You suggest it could toughen kids up for a world in which we all go to work sick.

Zoellner: It's the same, even with our 10-second pacifier rule: Stuff is going to fall on the floor. You can do two things. Either put it right back in the kid's mouth; it's never going to kill the kid. Or if somebody is watching, you should definitely take the hit and clean it in your mouth. Even though what's in my mouth is a lot worse than what's on the street!

Ybarbo: When you think about being perfect, it is downright exhausting.

In the parenting-book genre, where do you fit among the slacker moms and the three-martini-playdate moms? I notice the cartoon mom on your cover is holding a coffee, not a cocktail.

Zoellner: We really fought for that. Our publisher wanted a martini glass with a binky in it. This book is not saying go get drunk and have fun. It is not that book. We just want everyone to forgive themselves and their less-than-perfect parenting moments and know that the kids are going to turn out just fine.

And you say it's also about not worrying what other people think. Like in the chapter about planes.

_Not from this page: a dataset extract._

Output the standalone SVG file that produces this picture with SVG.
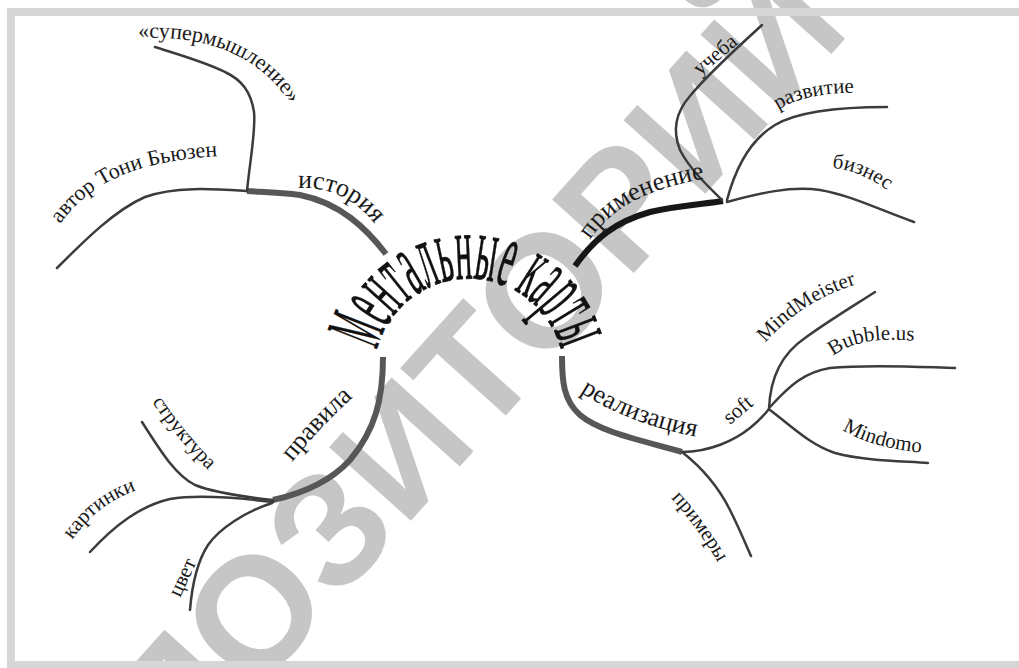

Ybarbo: I grew up in Northern California. And NBC has a tremendous mat-leave policy: eight months total. So I'd fly to see family often by myself, because my husband was working. One time I saved up enough points so I cashed in for business. It was an 8 a.m. flight. Here I am. They're all looking at me. There's Jackie-Boy in a BabyBjorn. I had stares like you wouldn't believe. It makes you feel so uncomfortable.

Zoellner: My mantra is as (travel expert) Peter Greenberg likes to say: A good flight is one that lands. This plane will land. And that's when corn syrup and every trick in the book – you have to pull it out. And the people giving you dirty looks? You'll never see them again.

Ybarbo: Just smile and wave.

What about the Sh*tty Dads out there? Do they deserve a book?

Zoellner: Alicia and I are really lucky that we have wonderful husbands. They have their moments for sure. We can't say anything personally about Sh*tty Dads. We need 'em right now – we're travelling for the book. We need them on our side.

This interview has been condensed and edited.